Blog Week 12

I started out this week finalizing the Sumo bot. Ben and I finished the PCB on Tuesday, focusing on software the rest of the day. By the end of Tuesday, the bot worked excellently. However tragedy struck later that day.

At home I was flipping the PCB upside down to allow for an optimized frontal design. However because of melted plastic stuck in the heated inserts, I was unable to remove the PCB from the frame.

My attempts to remove the PCB ended up breaking it.

I spent the entirety of Wednesday attempting to manufacture a new PCB. However every time I would attempt to make a new one, the PCB would break in some way. One broke from a motor board shorting when being probed. In my attempts to remove the board with a heat gun, many of the components on the motor controller fell off, and many of the traces were destroyed. By the end of Wednesday at school I had milled a final PCB, however the motor board that I had installed directly out of the box did not function.

I took the board home and used a solder sucker and a copper braid to de-solder the motor board. I soldered in a new socket, along with fixing many traces that broke during the de-soldering process. After spending 3 hours perfecting the board, I moved onto software.

After realizing that the board design from Ben’s schematic was off by 1 in the pin locations. It used pins 4,5,8,9. When it should have been pins 5,6,9,10. This is because only pins 3,5,6,9,10,11 have PWM control for analog writes. Meant that the motors could not have speed control when in reversed directions.

The software itself was rather glitchy, so I re-wrote it. After working through the logic and edge cases, I was able to get the software running perfectly, although it had to use digital outputs for uniform movement.

Thursday morning I came into the shop and the software no longer functioned at all, crashing and restarting every time it saw the edge. After the fact I realized that this was because I had no capacitors on the motors, and at full power, they were overdrawing current, dropping the voltage to the metro mini.

This prevented me from implementing the 3 second delay, as every time it saw the edge, it would crash and have a 3 second delay.

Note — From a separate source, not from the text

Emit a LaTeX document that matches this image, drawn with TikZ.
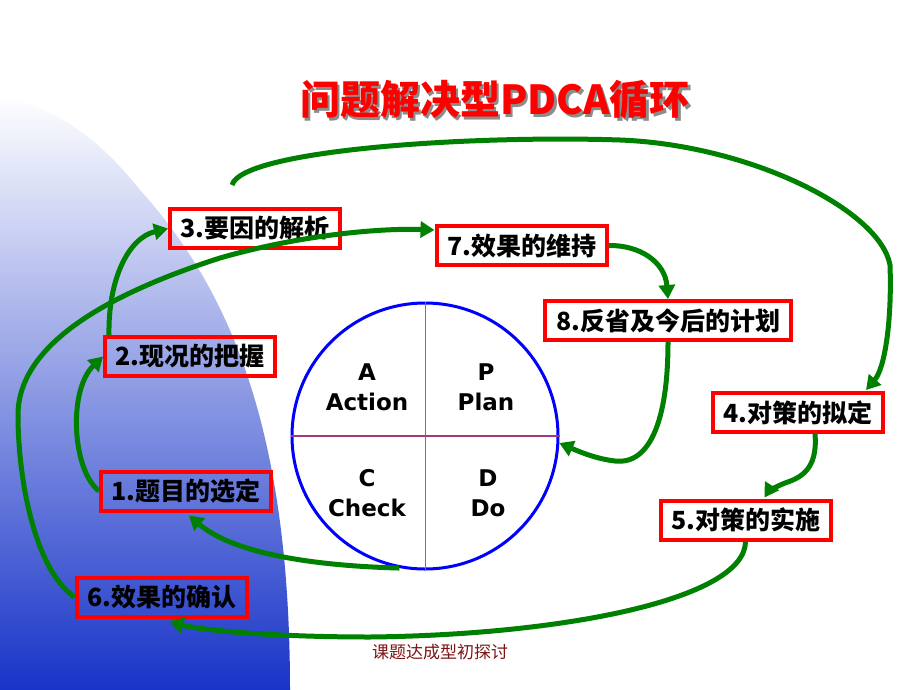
\documentclass[tikz,border=0pt]{standalone}
\usepackage{fontspec}
\setmainfont{Noto Sans CJK SC}
\newfontfamily\latinbold{DejaVu Sans}
\usetikzlibrary{arrows.meta,calc}
\definecolor{boxred}{RGB}{255,0,0}
\definecolor{arrgreen}{RGB}{0,128,0}
\definecolor{circblue}{RGB}{0,0,255}
\definecolor{vline}{RGB}{230,40,230}
\definecolor{hline}{RGB}{160,60,120}
\definecolor{footred}{RGB}{125,20,20}
\definecolor{bgblue}{RGB}{24,52,200}
\definecolor{bgmid}{RGB}{176,176,228}
\tikzset{
  stepbox/.style={draw=boxred, line width=4pt, minimum width=170pt, minimum height=39pt,
    inner sep=0pt, font=\fontsize{25}{25}\selectfont\bfseries, text=black},
  flow/.style={draw=arrgreen, line width=5pt, -{Triangle[length=14pt,width=16pt]}},
  quad/.style={font=\latinbold\bfseries\fontsize{23}{30}\selectfont, align=center, text=black}
}
\begin{document}
\begin{tikzpicture}[x=1pt,y=-1pt]
\useasboundingbox (0,0) rectangle (920,690);
% background
\fill[white] (0,0) rectangle (920,690);
\shade[top color=white, middle color=bgmid, bottom color=bgblue]
  (0,95) .. controls (60,110) and (100,140) .. (140,190)
  .. controls (230,290) and (290,430) .. (290,690) -- (0,690) -- cycle;
% title
\node[text=gray!90, font=\fontsize{40}{40}\selectfont\bfseries] (titleshadow) at (497.5,102.5) {问题解决型PDCA循环};
\node[text=boxred, font=\fontsize{40}{40}\selectfont\bfseries] (title) at (495,100) {问题解决型PDCA循环};
% circle
\node[draw=circblue, line width=3pt, circle, minimum size=266pt, inner sep=0pt] (pdca) at (425,436) {};
\draw[vline, line width=1pt] (pdca.north) -- (pdca.south);
\draw[hline, line width=1.2pt] (pdca.west) -- (pdca.east);
\node[quad] (qa) at (367,387) {A\\Action};
\node[quad] (qp) at (486,387) {P\\Plan};
\node[quad] (qc) at (367,493) {C\\Check};
\node[quad] (qd) at (488,493) {D\\Do};
% boxes
\node[stepbox] (b3) at (255,228.5) {3.要因的解析};
\node[stepbox] (b7) at (521.5,245.5) {7.效果的维持};
\node[stepbox, minimum width=246pt] (b8) at (668,320.5) {8.反省及今后的计划};
\node[stepbox] (b2) at (190,356.5) {2.现况的把握};
\node[stepbox] (b1) at (186,491) {1.题目的选定};
\node[stepbox] (b6) at (161.5,597) {6.效果的确认};
\node[stepbox] (b4) at (798,412.5) {4.对策的拟定};
\node[stepbox] (b5) at (745.5,520) {5.对策的实施};
% arrows
\draw[flow] (b1.west) .. controls (72,470) and (68,390) .. (b2.west);
\draw[flow] ($(b2.north west)+(6,0)$) .. controls (108,280) and (128,238) .. (b3.west);
\draw[flow] (b6.west) .. controls (35,570) and (18,480) .. (18,415)
  .. controls (18,340) and (120,290) .. (220,258)
  .. controls (300,235) and (380,228) .. ($(b7.north west)+(0,6)$);
\draw[flow] (b7.east) .. controls (640,245) and (665,262) .. (b8.north);
\draw[flow] (b8.south) .. controls (668,420) and (650,465) .. (615,461)
  .. controls (597,459) and (580,452) .. (pdca.-3);
\draw[flow] ($(b3.north)+(-23,-22)$) .. controls (242,150) and (470,135) .. (620,140)
  .. controls (750,145) and (880,210) .. (890,265)
  .. controls (892,320) and (885,368) .. ($(b4.north east)+(-19,-1)$);
\draw[flow] ($(b4.south)+(17,0)$) .. controls (818,470) and (800,478) .. (785,483)
  .. controls (775,487) and (768,492) .. ($(b5.north)+(19,-1)$);
\draw[flow] (b5.south) .. controls (745,600) and (560,635) .. (370,637)
  .. controls (270,637) and (200,630) .. ($(b6.south)+(8,3)$);
\draw[flow] (pdca.259) .. controls (320,566) and (235,555) .. ($(b1.south)+(3,3)$);
% footer
\node[text=footred, font=\fontsize{17}{17}\selectfont] (footer) at (440,652) {课题达成型初探讨};
\end{tikzpicture}
\end{document}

For the rest of the day, including 3rd and 5th period, I attempted to fix the code, however even after repairing 2 pads on the board, I was unable to achieve full functionality.

Right before the competition Ben had a very important idea “just make it go forward.”

I did, and we won.

If my opponent placed first, I would position the bot to use it’s massive speed and incredible mechanical design to instantly knock the other bot out of the ring.
If I had to place first, I would perform an emergency repair: unplugging one motor. this caused the robot to use its incredible speed and profile to spin and knock my opponent off of the ring when they came near it.

After Ben and I won, everyone wanted the rules to change, so that I couldn’t change the behavior of the robot between the rounds.

We decided to do another bracket next Friday. I talked over the improvements we needed to make with Ben. (These are secret)

I went home and redesigned the PCB so that we could make it today. I also redesigned almost all of the new frame.

I also designed new wheels to remove the useless second O-ring on each tire, along with switching to the standard tire O-rings.

I milled the PCB to be double sided. Because of this I needed to use special techniques to solder it. This took many hours.

I printed the new frame and had the pcb almost working when an indecent with benji and hot glue destroyed it on thursday.

I went home, fixed my PCB mill. mille

d a new PCB, and soldered it. By the time I had finished testing and software, it was 3:30 AM. I still needed to do a weeks worth of math homework, so I went to bed a 4:00 AM.

On Friday, in fifth period, I tuned the sensors and behavior. In sixth period Benji and I won the competition. We achieved the first win streak in Sumo Bot history.